INFERNO, Episode 194. Three Big Bad Giants With Not Much At Stake Except The Nature Of Comedy Itself: Inferno, Canto XXXI, Lines 82 -111

We've walked by one giant, Nimrod, a mighty hunter, with his horn (like Roland). But there are more. Three, at least. Ephialtes, Briareus, and Antaeus. Figures out of classical literature who sit at the bottom of hell and pose more theological questions than we can imagine.

Join me, Mark Scarbrough, as we continue on into Inferno's Canto XXXI, a liminal space where all bets are off. Even theological ones. And especially literary ones.

Here are the segments of this episode of WALKING WITH DANTE:

 

[01:35] My English translation of this passage: INFERNO, Canto XXXI, lines 82 - 111. If you'd like to read along or drop a comment, just scroll down this page.

[03:53] The insistence on turning to the left--except twice when we've turned to the right.

[06:07] The curious insistence on measurable distances in lower hell.

[09:26] Three giants ahead. First up, Ephialtes.

[13:52] Jove? He threatened Jove? Why not God?

[14:14] Next up, Briareus.

[16:48] Finally, Antaeus.

[18:43] The theological riddle in this passage: Antaeus' position in hell. Was he just made bad?

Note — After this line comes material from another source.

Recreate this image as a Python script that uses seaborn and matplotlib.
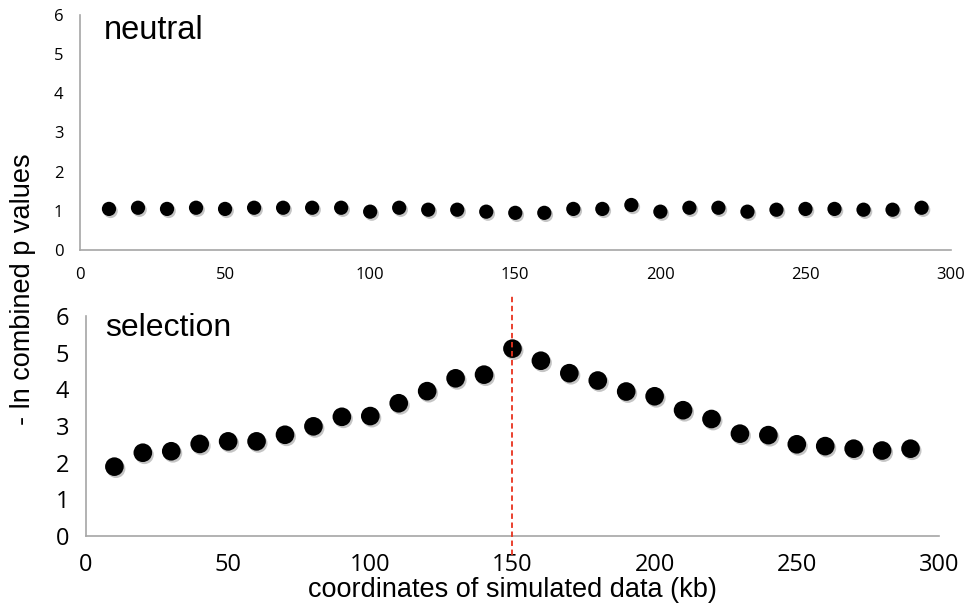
import numpy as np
import pandas as pd
import matplotlib
matplotlib.use("Agg")
import matplotlib.pyplot as plt
import matplotlib.patheffects as pe
import seaborn as sns

# --- data ---
coords = [10, 20, 30, 40, 50, 60, 70, 80, 90, 100, 110, 120, 130, 140, 150,
          160, 170, 180, 190, 200, 210, 220, 230, 240, 250, 260, 270, 280, 290]
neutral = [1.05, 1.08, 1.05, 1.08, 1.05, 1.08, 1.08, 1.08, 1.08, 0.98,
           1.08, 1.03, 1.03, 0.98, 0.95, 0.95, 1.05, 1.05, 1.15, 0.98,
           1.08, 1.08, 0.98, 1.03, 1.05, 1.05, 1.03, 1.03, 1.08]
selection = [1.89, 2.27, 2.31, 2.51, 2.58, 2.58, 2.76, 2.99, 3.25, 3.27,
             3.62, 3.95, 4.30, 4.40, 5.11, 4.78, 4.44, 4.24, 3.94, 3.81,
             3.43, 3.19, 2.79, 2.75, 2.50, 2.45, 2.38, 2.33, 2.38]
sweep_center = 150
x_ticks = [0, 50, 100, 150, 200, 250, 300]
y_ticks = [0, 1, 2, 3, 4, 5, 6]

df = pd.DataFrame({"coord": coords, "neutral": neutral, "selection": selection})

sns.set_style("white")
plt.rcParams["font.family"] = ["Open Sans", "DejaVu Sans"]
plt.rcParams["text.color"] = "black"
plt.rcParams["axes.labelcolor"] = "black"

fig = plt.figure(figsize=(9.68, 6.16), dpi=100)
ax_top = fig.add_axes([0.0826, 0.594, 0.8994, 0.382])
ax_bot = fig.add_axes([0.0888, 0.130, 0.8812, 0.357])

shadow = [pe.SimplePatchShadow(offset=(1.2, -1.5), shadow_rgbFace="0.5", alpha=0.45), pe.Normal()]


def style_axis(ax, label_size):
    ax.set_xlim(0, 300)
    ax.set_ylim(0, 6)
    ax.set_xticks(x_ticks)
    ax.set_yticks(y_ticks)
    for side in ["top", "right"]:
        ax.spines[side].set_visible(False)
    for side in ["left", "bottom"]:
        ax.spines[side].set_color("#a6a6a6")
        ax.spines[side].set_linewidth(1.2)
    ax.tick_params(axis="both", direction="out", length=6, width=1.2,
                   color="#a6a6a6", labelsize=label_size, labelcolor="black", pad=6)
    ax.set_xlabel("")
    ax.set_ylabel("")


# 1. neutral panel
sns.scatterplot(data=df, x="coord", y="neutral", ax=ax_top, s=105, color="black",
                edgecolor="none", clip_on=False)
ax_top.collections[0].set_path_effects(shadow)
style_axis(ax_top, 12)
ax_top.text(0.027, 1.0, "neutral", transform=ax_top.transAxes, fontsize=23.5,
            family="Liberation Sans", va="top", ha="left")

# 2. selection panel
sns.scatterplot(data=df, x="coord", y="selection", ax=ax_bot, s=180, color="black",
                edgecolor="none", clip_on=False)
ax_bot.collections[0].set_path_effects(shadow)
style_axis(ax_bot, 17)
ax_bot.axvline(sweep_center, ymin=-0.086, ymax=1.09, color="#e8321e", lw=1.3,
               ls=(0, (3, 2)), clip_on=False, zorder=5)
ax_bot.text(0.023, 1.015, "selection", transform=ax_bot.transAxes, fontsize=23,
            family="Liberation Sans", va="top", ha="left")
ax_bot.set_xlabel("coordinates of simulated data (kb)", fontsize=19.5,
                  family="Liberation Sans", labelpad=0)

fig.text(0.024, 0.53, "- ln combined p values", rotation=90, fontsize=19.5,
         family="Liberation Sans", ha="center", va="center")

fig.savefig("out.png", dpi=100)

[22:08] Virgil and The Aeneid: back to rewriting it.

[24:36] Shaking Ephialtes for reasons that are not clear, except he's still a tower.

[27:16] The question of the stakes in Canto XXXI.

[29:12] Liminal spaces and the question of authority.

[30:37] Rereading INFERNO, Canto XXXI, lines 82 - 111.

And here’s my English translation of Inferno, Canto XXXI, Lines 82 – 111

 

So we went quite a ways along our journey,

Having now turned to the left. About a crossbow shot farther on,

We found the next one, a little more bestial and grandiose.

 

I don’t know what sort of master craftsman did this to him,

Nor can I say, but he was bound

With his right arm behind him and his left out in front

 

By a chain that held him tight

Around his neck, then went around the exposed part

Of him for five circles.


“This prideful one hoped to test out

His strength against Jove on high,”

My guide said. “So he’s got his reward.

 

“Ephialtes is his name. He dared grand feats

When the giants struck fear into the gods.

The arms he moved back then can’t be moved at all now.”

 

Then I to him, “If it’s permissible, I’d like to see

The mammoth Briareus,

To experience him with my own eyes.”

 

At which he replied, “You’ll see Antaeus

Pretty close by. He speaks. He isn’t bound.

He’ll set us down on the very foundations of all that’s sinful.

 

That one you wish to see? He’s much farther on

And is bound up and formed just like this one here,

Except that his face looks even more ferocious.”

 

Never has a rugged earthquake

Made a tower shake so hard

As Ephialtes suddenly shook himself.

 

I’ve never feared death more than at that moment.

The fear itself would have done me in,

Except I could still see his chains.